**GOAL**
From the entries below, print exactly the span beginning with the line holding "Give me the Plotly.js source for this chart." and ending with the line holding "const px2y = p => (B - p) / H;", endpoints included, and skip any pictures.

**DATASET ROWS**
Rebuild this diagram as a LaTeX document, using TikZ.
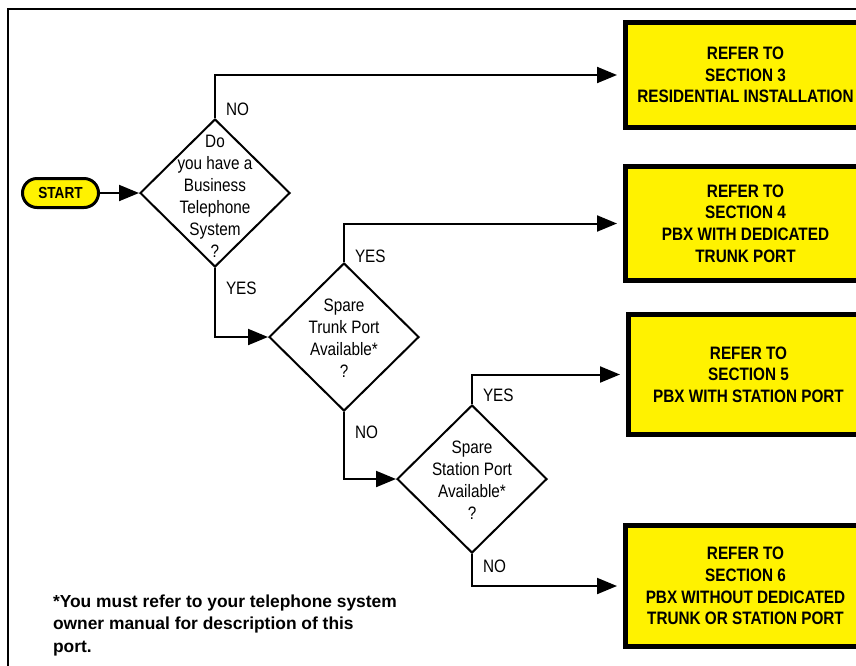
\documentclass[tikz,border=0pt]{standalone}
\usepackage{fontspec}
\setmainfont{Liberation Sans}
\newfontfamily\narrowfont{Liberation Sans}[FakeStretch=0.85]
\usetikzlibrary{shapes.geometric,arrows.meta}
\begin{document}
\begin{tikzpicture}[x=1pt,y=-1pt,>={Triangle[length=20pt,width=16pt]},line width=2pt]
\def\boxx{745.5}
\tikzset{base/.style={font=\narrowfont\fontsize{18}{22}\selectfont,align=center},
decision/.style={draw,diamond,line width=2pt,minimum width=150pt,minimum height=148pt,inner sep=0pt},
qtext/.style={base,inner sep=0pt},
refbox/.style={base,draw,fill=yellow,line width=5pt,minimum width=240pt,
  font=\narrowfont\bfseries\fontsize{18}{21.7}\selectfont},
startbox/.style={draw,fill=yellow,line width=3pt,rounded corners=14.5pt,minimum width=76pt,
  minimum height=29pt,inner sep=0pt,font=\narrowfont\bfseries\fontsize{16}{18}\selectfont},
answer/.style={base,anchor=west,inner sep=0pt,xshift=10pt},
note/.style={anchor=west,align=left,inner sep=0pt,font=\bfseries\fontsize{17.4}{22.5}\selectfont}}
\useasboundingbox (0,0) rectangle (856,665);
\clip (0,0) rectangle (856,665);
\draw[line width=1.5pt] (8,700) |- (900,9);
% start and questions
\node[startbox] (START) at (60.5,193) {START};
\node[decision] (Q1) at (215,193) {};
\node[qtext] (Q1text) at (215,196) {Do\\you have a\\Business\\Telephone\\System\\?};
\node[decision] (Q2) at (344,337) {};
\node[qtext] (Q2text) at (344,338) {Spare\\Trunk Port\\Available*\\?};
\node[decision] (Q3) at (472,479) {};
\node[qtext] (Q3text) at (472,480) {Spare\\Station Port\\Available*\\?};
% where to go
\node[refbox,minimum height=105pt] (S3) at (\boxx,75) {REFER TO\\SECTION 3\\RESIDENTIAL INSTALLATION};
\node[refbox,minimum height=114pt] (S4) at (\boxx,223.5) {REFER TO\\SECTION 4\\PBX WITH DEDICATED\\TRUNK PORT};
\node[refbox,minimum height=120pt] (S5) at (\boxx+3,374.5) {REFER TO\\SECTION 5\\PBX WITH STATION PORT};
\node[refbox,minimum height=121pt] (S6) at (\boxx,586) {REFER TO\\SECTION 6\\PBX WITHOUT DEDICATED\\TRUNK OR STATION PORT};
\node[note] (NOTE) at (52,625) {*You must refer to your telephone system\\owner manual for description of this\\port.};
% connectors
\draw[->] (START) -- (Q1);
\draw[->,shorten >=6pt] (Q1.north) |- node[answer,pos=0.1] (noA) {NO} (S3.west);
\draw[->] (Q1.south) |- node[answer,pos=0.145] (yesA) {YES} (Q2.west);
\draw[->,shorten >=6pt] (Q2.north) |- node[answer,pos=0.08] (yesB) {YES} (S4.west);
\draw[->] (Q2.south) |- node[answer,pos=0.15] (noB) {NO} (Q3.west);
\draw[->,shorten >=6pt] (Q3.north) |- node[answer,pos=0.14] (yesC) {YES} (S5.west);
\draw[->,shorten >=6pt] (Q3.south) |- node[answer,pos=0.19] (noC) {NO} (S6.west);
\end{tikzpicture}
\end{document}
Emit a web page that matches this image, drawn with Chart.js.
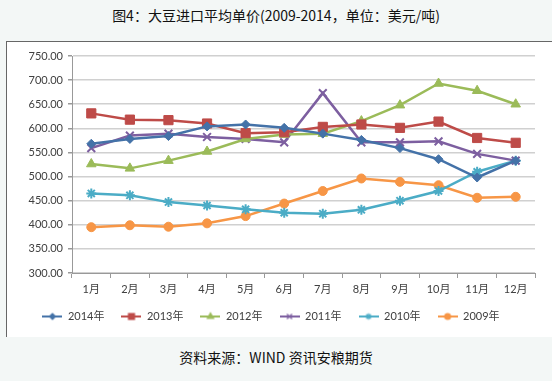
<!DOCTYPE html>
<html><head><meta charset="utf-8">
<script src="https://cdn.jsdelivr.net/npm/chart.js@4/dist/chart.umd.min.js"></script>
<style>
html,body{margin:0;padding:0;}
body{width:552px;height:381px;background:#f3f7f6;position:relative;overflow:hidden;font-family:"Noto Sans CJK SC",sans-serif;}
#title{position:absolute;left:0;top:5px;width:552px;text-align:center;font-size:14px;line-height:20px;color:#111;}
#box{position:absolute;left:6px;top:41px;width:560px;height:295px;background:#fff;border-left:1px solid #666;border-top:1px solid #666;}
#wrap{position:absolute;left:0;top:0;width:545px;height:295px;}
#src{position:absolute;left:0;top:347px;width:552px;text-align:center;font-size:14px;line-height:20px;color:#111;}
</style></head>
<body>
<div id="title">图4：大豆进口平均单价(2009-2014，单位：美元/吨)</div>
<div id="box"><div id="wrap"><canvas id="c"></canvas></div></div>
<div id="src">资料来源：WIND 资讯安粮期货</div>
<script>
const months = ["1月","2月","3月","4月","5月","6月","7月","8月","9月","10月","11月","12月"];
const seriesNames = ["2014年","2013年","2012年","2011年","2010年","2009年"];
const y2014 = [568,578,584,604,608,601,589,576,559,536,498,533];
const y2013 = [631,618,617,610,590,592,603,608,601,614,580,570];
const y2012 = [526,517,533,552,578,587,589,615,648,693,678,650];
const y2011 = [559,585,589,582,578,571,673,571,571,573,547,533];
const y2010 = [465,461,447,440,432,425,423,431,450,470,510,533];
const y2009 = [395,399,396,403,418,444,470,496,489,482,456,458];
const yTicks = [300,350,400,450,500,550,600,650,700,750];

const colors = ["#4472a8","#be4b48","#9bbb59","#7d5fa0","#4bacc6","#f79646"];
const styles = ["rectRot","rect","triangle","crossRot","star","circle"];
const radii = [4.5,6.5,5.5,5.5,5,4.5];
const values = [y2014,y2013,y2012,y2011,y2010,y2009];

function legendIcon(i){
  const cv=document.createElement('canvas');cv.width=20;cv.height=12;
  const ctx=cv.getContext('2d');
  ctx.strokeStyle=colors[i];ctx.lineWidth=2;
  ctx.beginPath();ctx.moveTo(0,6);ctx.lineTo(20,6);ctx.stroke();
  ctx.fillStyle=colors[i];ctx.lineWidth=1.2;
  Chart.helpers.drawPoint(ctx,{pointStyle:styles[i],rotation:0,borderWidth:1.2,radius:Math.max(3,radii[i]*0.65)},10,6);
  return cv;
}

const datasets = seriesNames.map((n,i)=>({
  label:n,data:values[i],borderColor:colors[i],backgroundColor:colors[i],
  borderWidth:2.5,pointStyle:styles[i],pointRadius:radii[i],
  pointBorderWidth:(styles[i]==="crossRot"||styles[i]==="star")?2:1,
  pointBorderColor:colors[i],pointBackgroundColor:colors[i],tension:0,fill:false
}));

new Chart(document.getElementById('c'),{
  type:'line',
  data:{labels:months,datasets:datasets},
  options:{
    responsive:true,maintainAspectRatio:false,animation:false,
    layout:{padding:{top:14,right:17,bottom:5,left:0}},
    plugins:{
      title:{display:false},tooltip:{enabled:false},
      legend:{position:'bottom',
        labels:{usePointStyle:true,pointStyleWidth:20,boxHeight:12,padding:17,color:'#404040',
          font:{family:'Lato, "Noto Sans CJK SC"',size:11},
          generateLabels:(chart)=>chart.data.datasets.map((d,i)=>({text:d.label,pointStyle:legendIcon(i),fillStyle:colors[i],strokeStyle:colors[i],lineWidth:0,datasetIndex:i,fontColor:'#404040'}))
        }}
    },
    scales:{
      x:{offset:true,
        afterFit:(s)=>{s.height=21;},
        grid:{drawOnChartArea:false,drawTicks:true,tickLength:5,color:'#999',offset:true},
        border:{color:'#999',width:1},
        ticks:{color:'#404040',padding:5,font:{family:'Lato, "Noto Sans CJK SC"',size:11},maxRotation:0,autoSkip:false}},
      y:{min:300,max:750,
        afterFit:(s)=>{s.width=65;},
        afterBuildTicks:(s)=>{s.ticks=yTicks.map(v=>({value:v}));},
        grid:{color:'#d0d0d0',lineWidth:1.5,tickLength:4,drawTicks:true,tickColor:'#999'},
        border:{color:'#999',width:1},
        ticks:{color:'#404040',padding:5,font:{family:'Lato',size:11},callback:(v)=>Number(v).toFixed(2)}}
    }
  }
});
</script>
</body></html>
* * *
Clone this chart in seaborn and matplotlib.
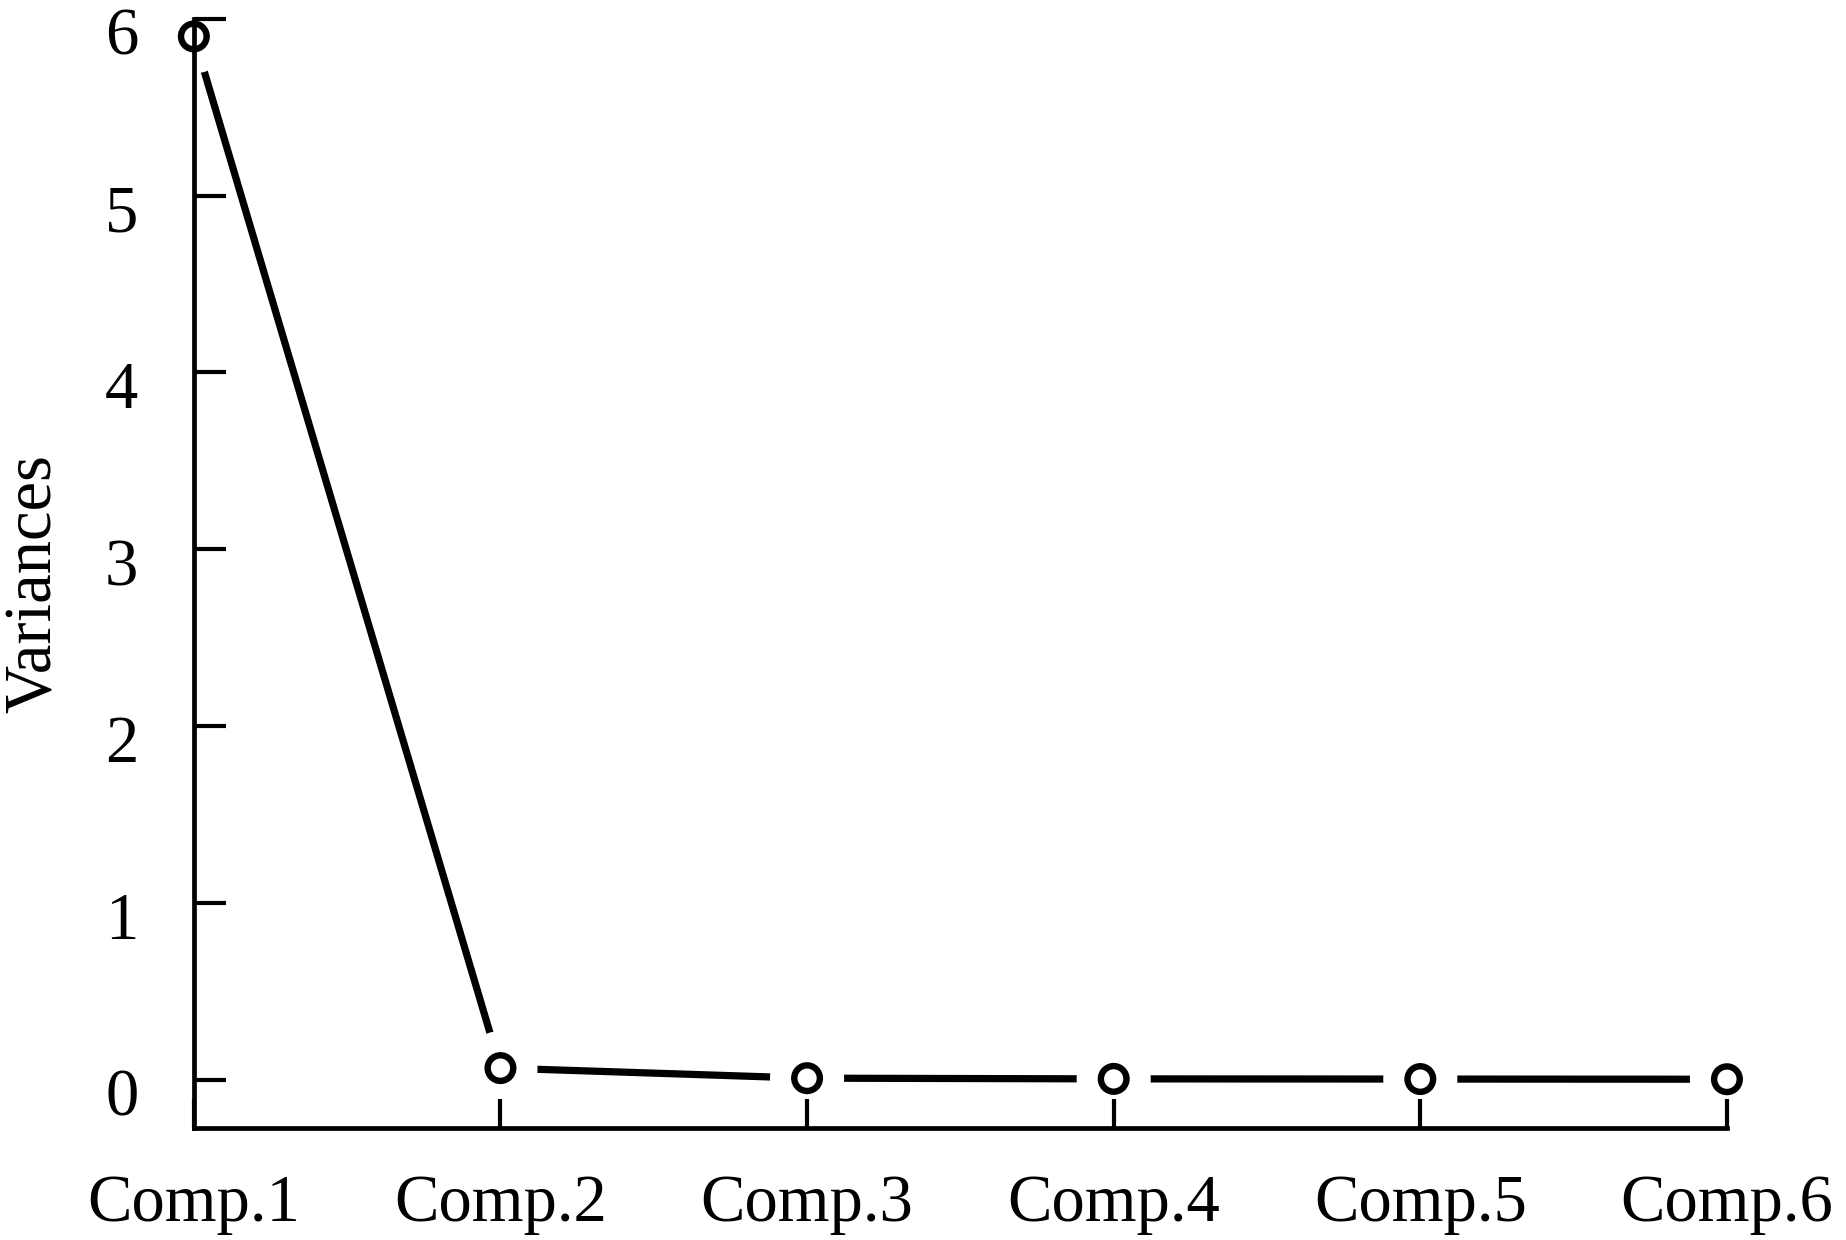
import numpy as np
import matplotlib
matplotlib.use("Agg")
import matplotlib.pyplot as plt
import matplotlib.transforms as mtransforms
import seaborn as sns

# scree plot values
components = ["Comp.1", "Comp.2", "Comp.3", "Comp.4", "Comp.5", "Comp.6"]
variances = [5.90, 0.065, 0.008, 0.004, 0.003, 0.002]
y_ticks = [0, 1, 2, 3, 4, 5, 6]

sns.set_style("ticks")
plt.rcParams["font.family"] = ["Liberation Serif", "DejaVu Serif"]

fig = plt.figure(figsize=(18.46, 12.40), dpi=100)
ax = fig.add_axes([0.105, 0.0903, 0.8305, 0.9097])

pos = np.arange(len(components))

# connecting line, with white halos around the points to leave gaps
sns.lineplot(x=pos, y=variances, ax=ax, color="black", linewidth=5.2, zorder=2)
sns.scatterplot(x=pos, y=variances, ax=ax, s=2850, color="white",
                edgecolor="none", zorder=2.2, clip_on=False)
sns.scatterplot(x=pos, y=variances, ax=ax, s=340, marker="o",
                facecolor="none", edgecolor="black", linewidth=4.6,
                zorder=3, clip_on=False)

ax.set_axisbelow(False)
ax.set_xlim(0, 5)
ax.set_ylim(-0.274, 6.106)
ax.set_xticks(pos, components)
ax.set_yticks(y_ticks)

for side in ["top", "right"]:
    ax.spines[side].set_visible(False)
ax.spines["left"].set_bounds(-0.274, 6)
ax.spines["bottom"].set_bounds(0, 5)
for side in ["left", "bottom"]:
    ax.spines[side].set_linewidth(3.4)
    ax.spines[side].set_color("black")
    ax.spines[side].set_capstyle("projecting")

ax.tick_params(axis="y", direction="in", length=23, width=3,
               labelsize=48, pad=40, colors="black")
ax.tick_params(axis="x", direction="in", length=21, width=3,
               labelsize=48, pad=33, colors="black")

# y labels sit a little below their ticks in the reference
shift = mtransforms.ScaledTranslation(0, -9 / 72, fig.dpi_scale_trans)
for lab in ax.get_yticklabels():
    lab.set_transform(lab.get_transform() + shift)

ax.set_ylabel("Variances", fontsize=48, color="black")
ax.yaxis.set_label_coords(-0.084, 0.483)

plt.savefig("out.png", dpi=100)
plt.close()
==
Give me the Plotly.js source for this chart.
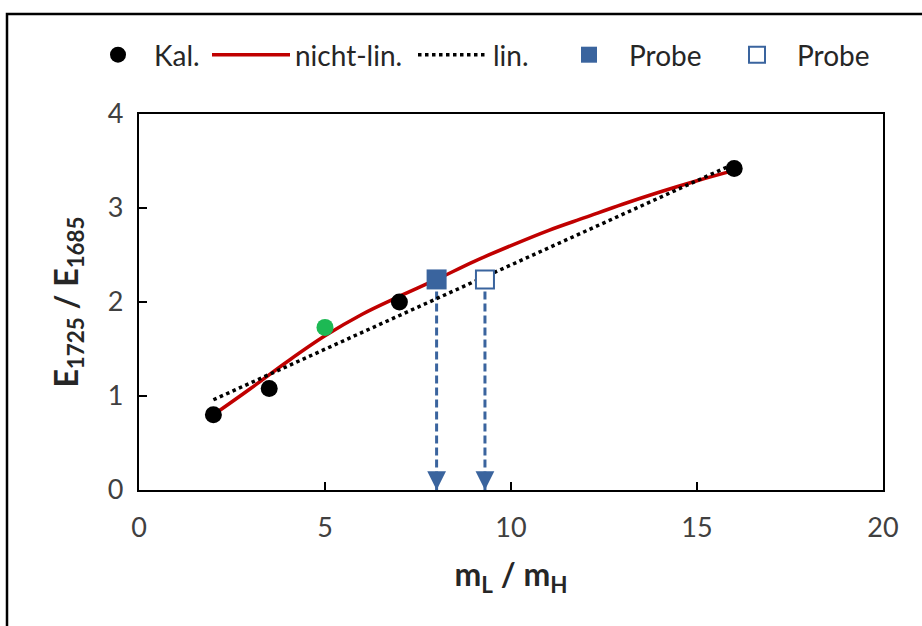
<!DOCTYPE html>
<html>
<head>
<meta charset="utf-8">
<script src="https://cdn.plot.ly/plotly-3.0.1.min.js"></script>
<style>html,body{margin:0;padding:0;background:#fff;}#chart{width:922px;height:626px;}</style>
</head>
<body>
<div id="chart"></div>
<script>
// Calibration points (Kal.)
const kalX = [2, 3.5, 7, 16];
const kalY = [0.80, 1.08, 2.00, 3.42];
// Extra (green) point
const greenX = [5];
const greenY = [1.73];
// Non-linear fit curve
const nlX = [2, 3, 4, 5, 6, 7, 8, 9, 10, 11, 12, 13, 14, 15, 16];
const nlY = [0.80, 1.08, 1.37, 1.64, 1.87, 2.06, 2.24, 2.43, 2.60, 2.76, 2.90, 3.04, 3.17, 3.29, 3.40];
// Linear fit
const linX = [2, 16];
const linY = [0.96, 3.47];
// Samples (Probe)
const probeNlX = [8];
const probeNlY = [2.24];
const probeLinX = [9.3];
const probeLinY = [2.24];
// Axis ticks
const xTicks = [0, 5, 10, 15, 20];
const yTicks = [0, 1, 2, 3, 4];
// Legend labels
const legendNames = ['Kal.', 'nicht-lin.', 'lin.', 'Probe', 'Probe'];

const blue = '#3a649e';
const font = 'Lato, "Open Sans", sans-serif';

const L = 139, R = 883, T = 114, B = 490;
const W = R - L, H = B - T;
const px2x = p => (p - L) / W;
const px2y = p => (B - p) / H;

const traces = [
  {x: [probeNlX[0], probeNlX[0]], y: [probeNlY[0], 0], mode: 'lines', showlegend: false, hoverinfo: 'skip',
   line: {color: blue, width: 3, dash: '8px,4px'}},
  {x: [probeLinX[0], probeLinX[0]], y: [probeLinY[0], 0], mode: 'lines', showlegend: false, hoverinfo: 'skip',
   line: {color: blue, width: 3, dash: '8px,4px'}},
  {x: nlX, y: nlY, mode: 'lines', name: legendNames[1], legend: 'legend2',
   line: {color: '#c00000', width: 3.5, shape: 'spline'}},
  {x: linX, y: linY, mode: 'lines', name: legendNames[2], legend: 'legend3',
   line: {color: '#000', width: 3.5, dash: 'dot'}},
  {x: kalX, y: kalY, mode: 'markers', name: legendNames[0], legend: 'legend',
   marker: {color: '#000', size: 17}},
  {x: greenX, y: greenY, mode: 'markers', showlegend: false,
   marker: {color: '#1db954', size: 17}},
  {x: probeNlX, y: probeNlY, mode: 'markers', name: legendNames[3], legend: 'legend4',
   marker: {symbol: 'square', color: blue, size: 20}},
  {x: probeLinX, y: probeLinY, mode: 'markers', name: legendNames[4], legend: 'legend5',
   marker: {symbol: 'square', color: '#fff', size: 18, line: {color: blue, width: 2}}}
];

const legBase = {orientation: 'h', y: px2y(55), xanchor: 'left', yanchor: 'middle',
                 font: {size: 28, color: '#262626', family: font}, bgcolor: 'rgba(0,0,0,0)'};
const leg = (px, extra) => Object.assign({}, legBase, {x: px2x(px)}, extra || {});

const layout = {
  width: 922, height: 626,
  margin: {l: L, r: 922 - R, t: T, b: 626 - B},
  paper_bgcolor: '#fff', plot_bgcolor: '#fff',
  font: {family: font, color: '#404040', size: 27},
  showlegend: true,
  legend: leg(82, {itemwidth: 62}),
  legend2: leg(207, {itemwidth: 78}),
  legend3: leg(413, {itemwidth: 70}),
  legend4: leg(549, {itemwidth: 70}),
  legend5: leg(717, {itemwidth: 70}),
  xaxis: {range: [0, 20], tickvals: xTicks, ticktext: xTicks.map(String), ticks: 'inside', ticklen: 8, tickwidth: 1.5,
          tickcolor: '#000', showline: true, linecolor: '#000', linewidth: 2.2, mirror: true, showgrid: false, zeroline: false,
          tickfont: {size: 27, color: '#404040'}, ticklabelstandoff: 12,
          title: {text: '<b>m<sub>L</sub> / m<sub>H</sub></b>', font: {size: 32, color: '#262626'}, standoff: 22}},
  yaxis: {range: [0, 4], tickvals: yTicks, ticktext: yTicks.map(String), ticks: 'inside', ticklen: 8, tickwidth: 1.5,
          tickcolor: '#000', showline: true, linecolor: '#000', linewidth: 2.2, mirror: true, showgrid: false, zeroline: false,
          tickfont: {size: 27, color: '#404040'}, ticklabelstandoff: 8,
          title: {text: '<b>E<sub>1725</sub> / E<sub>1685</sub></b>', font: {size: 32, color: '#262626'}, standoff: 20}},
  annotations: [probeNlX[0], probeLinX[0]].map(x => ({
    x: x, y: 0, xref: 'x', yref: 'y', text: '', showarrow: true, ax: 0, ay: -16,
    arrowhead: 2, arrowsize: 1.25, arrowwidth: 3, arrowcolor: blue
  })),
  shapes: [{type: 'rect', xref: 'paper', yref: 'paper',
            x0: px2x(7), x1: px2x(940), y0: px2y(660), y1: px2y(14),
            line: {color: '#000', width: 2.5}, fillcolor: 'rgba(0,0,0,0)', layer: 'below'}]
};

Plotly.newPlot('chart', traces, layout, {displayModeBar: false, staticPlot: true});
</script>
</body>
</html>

**RESPONSE**
Give me the Plotly.js source for this chart.
<!DOCTYPE html>
<html>
<head>
<meta charset="utf-8">
<script src="https://cdn.plot.ly/plotly-3.0.1.min.js"></script>
<style>html,body{margin:0;padding:0;background:#fff;}#chart{width:922px;height:626px;}</style>
</head>
<body>
<div id="chart"></div>
<script>
// Calibration points (Kal.)
const kalX = [2, 3.5, 7, 16];
const kalY = [0.80, 1.08, 2.00, 3.42];
// Extra (green) point
const greenX = [5];
const greenY = [1.73];
// Non-linear fit curve
const nlX = [2, 3, 4, 5, 6, 7, 8, 9, 10, 11, 12, 13, 14, 15, 16];
const nlY = [0.80, 1.08, 1.37, 1.64, 1.87, 2.06, 2.24, 2.43, 2.60, 2.76, 2.90, 3.04, 3.17, 3.29, 3.40];
// Linear fit
const linX = [2, 16];
const linY = [0.96, 3.47];
// Samples (Probe)
const probeNlX = [8];
const probeNlY = [2.24];
const probeLinX = [9.3];
const probeLinY = [2.24];
// Axis ticks
const xTicks = [0, 5, 10, 15, 20];
const yTicks = [0, 1, 2, 3, 4];
// Legend labels
const legendNames = ['Kal.', 'nicht-lin.', 'lin.', 'Probe', 'Probe'];

const blue = '#3a649e';
const font = 'Lato, "Open Sans", sans-serif';

const L = 139, R = 883, T = 114, B = 490;
const W = R - L, H = B - T;
const px2x = p => (p - L) / W;
const px2y = p => (B - p) / H;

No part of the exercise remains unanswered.